= TASK DIRECTIONS =
Look at the data below and print exactly the lines from its first line through the line with "const b1Err = [0.2, 0.2, 0.2, 0.2, 0.5, 1.2, 0.4, 0.4];"; the pictures stay out of the copy.

## Start

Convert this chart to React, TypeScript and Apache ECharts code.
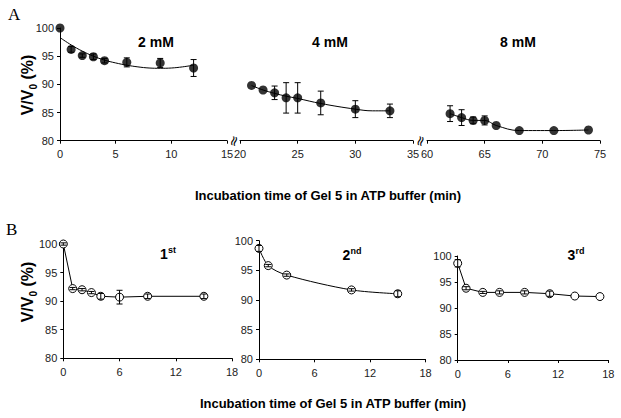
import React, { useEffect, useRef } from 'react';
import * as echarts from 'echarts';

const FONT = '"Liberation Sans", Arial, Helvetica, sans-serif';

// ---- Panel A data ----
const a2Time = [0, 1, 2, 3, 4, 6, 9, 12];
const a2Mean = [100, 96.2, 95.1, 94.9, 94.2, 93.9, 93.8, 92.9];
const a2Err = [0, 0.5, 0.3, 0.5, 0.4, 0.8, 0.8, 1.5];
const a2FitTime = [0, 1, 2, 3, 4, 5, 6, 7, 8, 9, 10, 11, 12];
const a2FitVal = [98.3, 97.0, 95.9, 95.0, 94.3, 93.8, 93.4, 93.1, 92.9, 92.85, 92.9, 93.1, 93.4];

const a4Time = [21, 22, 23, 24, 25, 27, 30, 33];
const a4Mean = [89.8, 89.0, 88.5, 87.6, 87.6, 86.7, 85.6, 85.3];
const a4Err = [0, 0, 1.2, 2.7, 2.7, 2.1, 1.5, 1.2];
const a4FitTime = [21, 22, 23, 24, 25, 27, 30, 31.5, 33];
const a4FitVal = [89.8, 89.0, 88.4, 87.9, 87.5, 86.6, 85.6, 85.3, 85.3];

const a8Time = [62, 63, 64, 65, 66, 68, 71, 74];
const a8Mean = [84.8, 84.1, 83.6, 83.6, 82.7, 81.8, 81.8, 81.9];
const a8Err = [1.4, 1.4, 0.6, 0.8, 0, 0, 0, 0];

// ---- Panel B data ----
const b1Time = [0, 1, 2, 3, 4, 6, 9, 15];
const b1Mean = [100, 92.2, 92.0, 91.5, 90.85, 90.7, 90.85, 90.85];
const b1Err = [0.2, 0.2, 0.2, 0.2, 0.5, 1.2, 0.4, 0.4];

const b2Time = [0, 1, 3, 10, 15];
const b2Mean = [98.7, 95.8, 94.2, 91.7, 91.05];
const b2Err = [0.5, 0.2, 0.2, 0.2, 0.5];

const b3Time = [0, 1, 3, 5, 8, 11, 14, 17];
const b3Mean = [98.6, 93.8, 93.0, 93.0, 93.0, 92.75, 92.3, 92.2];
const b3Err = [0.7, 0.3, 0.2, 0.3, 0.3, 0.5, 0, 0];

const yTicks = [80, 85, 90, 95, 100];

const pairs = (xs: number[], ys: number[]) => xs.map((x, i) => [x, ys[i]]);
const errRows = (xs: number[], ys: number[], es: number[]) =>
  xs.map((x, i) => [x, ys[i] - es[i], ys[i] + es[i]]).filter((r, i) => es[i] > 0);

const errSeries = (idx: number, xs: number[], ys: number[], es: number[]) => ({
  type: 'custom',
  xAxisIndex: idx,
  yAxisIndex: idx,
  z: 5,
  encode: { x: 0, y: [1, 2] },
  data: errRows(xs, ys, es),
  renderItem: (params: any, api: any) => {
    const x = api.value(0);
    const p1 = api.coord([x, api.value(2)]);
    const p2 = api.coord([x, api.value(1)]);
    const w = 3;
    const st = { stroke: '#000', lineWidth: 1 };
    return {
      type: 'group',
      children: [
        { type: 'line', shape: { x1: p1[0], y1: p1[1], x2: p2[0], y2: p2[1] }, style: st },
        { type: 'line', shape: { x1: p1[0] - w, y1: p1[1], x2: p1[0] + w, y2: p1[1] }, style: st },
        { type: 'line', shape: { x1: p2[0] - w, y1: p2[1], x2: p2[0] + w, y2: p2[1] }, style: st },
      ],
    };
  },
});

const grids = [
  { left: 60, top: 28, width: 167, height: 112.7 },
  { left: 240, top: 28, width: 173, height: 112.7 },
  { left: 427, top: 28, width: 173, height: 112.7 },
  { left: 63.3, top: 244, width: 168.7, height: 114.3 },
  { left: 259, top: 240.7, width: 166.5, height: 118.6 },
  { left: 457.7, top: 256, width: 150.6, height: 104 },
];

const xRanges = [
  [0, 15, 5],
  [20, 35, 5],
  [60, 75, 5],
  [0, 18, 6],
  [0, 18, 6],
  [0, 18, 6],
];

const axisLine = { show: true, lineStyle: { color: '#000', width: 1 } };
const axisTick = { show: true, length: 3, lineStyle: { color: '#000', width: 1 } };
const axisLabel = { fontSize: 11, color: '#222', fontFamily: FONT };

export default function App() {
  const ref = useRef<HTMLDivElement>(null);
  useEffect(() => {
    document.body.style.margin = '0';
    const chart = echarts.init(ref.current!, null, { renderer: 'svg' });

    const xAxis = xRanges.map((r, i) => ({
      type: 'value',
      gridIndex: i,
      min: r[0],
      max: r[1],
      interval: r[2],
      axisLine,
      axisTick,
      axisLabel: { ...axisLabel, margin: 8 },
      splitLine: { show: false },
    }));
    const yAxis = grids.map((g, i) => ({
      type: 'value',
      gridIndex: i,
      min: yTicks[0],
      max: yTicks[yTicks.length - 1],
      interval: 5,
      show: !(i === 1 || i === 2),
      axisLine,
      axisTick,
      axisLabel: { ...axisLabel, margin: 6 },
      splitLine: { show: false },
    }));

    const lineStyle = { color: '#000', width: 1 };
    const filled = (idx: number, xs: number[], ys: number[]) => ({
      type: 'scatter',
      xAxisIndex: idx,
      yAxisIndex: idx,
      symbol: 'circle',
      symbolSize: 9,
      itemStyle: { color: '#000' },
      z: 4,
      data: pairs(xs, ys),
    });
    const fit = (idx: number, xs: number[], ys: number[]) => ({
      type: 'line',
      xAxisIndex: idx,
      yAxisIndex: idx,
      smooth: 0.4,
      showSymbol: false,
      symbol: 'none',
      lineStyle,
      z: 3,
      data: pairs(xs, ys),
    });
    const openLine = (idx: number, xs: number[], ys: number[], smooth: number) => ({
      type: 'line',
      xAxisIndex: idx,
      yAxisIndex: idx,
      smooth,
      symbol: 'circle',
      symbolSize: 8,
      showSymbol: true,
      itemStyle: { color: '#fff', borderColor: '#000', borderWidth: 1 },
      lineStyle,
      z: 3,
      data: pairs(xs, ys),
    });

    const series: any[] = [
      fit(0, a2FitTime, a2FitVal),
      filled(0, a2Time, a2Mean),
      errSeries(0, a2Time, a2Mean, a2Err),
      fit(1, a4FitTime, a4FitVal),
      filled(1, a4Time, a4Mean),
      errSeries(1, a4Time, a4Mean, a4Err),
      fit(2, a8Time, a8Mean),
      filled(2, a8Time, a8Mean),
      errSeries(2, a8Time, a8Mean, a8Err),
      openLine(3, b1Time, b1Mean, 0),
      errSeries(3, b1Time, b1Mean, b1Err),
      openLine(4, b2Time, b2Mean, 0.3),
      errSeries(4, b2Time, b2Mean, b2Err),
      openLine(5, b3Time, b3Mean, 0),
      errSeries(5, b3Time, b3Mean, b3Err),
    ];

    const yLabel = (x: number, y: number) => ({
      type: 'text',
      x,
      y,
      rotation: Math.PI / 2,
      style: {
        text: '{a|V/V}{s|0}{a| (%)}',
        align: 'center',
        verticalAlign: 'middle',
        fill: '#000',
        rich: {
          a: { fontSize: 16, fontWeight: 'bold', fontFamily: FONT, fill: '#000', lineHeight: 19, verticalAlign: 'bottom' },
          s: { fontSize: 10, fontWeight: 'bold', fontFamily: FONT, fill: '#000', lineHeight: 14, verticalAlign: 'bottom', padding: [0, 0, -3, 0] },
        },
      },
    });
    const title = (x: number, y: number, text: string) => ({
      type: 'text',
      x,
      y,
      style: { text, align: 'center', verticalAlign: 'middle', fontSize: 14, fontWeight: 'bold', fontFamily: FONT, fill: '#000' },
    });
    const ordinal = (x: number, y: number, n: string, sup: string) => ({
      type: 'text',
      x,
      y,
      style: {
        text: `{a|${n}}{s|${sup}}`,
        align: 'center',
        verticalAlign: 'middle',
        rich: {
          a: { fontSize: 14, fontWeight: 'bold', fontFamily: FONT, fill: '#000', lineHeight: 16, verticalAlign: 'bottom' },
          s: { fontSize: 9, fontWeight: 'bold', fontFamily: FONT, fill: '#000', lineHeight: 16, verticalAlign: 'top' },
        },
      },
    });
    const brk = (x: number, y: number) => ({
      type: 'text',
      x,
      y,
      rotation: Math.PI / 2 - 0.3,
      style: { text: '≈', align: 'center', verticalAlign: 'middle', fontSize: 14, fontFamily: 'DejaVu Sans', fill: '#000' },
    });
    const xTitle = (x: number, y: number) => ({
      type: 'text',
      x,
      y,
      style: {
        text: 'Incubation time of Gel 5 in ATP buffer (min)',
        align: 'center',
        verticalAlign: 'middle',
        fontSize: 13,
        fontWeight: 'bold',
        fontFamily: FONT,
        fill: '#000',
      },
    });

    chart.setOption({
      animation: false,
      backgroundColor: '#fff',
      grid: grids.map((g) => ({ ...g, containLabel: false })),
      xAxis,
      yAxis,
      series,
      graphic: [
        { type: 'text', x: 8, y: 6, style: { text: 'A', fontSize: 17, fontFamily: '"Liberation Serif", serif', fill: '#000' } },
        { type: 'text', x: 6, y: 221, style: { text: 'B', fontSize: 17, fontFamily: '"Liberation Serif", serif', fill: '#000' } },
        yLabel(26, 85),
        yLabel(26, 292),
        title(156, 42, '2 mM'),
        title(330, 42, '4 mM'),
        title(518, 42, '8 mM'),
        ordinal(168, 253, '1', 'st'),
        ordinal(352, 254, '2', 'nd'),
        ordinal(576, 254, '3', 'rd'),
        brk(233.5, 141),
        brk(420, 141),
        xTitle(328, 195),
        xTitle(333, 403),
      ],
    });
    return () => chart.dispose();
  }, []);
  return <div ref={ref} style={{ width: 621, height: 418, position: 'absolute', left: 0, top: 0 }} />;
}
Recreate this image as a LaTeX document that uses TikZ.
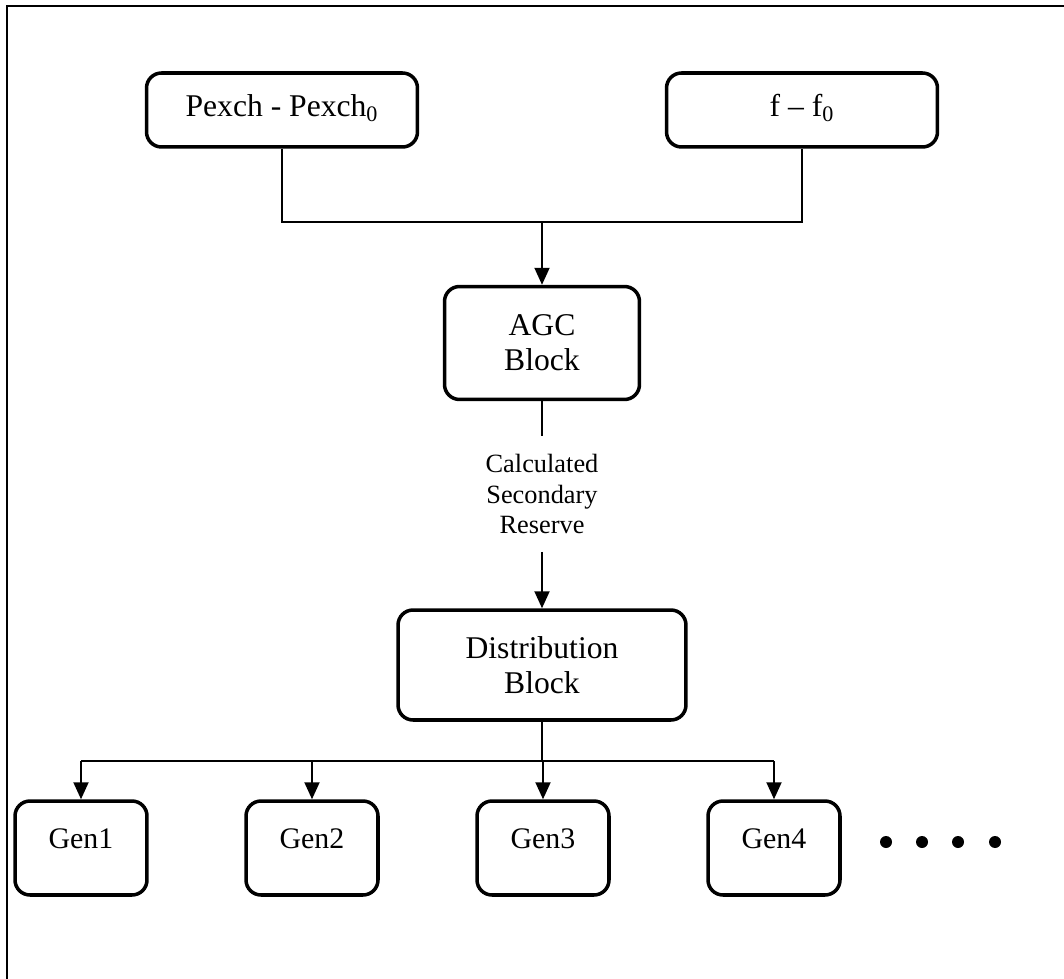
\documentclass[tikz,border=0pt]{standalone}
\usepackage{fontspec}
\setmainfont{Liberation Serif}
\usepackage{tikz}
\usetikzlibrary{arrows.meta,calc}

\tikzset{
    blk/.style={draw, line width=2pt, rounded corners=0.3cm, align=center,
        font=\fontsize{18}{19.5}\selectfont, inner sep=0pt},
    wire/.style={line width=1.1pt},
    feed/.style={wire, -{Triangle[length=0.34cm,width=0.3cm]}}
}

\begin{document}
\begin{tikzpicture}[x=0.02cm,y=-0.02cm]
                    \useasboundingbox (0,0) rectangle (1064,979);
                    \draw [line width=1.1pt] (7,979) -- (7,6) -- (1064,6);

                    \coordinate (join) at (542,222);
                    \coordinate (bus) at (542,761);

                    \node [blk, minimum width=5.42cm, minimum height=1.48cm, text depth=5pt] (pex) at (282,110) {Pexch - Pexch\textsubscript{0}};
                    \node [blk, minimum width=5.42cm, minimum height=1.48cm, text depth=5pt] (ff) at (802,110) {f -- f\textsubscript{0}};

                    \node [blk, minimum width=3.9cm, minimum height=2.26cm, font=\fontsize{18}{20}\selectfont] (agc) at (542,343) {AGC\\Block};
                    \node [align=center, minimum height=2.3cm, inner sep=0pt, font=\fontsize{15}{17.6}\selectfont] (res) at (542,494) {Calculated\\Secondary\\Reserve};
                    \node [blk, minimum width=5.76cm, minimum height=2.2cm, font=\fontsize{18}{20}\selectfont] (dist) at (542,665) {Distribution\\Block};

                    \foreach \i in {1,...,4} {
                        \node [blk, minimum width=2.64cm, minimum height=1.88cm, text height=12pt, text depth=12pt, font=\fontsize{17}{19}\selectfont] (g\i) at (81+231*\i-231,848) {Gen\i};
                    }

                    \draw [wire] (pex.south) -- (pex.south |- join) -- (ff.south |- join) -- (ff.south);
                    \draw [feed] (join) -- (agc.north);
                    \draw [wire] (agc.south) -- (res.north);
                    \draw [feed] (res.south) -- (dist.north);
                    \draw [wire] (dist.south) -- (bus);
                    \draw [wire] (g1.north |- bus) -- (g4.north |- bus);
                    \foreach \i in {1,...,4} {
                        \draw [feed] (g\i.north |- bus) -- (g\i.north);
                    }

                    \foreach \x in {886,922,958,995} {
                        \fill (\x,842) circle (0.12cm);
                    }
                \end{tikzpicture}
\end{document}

## End

= FINAL RESULT =
Convert this chart to React, TypeScript and Apache ECharts code.
import React, { useEffect, useRef } from 'react';
import * as echarts from 'echarts';

const FONT = '"Liberation Sans", Arial, Helvetica, sans-serif';

// ---- Panel A data ----
const a2Time = [0, 1, 2, 3, 4, 6, 9, 12];
const a2Mean = [100, 96.2, 95.1, 94.9, 94.2, 93.9, 93.8, 92.9];
const a2Err = [0, 0.5, 0.3, 0.5, 0.4, 0.8, 0.8, 1.5];
const a2FitTime = [0, 1, 2, 3, 4, 5, 6, 7, 8, 9, 10, 11, 12];
const a2FitVal = [98.3, 97.0, 95.9, 95.0, 94.3, 93.8, 93.4, 93.1, 92.9, 92.85, 92.9, 93.1, 93.4];

const a4Time = [21, 22, 23, 24, 25, 27, 30, 33];
const a4Mean = [89.8, 89.0, 88.5, 87.6, 87.6, 86.7, 85.6, 85.3];
const a4Err = [0, 0, 1.2, 2.7, 2.7, 2.1, 1.5, 1.2];
const a4FitTime = [21, 22, 23, 24, 25, 27, 30, 31.5, 33];
const a4FitVal = [89.8, 89.0, 88.4, 87.9, 87.5, 86.6, 85.6, 85.3, 85.3];

const a8Time = [62, 63, 64, 65, 66, 68, 71, 74];
const a8Mean = [84.8, 84.1, 83.6, 83.6, 82.7, 81.8, 81.8, 81.9];
const a8Err = [1.4, 1.4, 0.6, 0.8, 0, 0, 0, 0];

// ---- Panel B data ----
const b1Time = [0, 1, 2, 3, 4, 6, 9, 15];
const b1Mean = [100, 92.2, 92.0, 91.5, 90.85, 90.7, 90.85, 90.85];
const b1Err = [0.2, 0.2, 0.2, 0.2, 0.5, 1.2, 0.4, 0.4];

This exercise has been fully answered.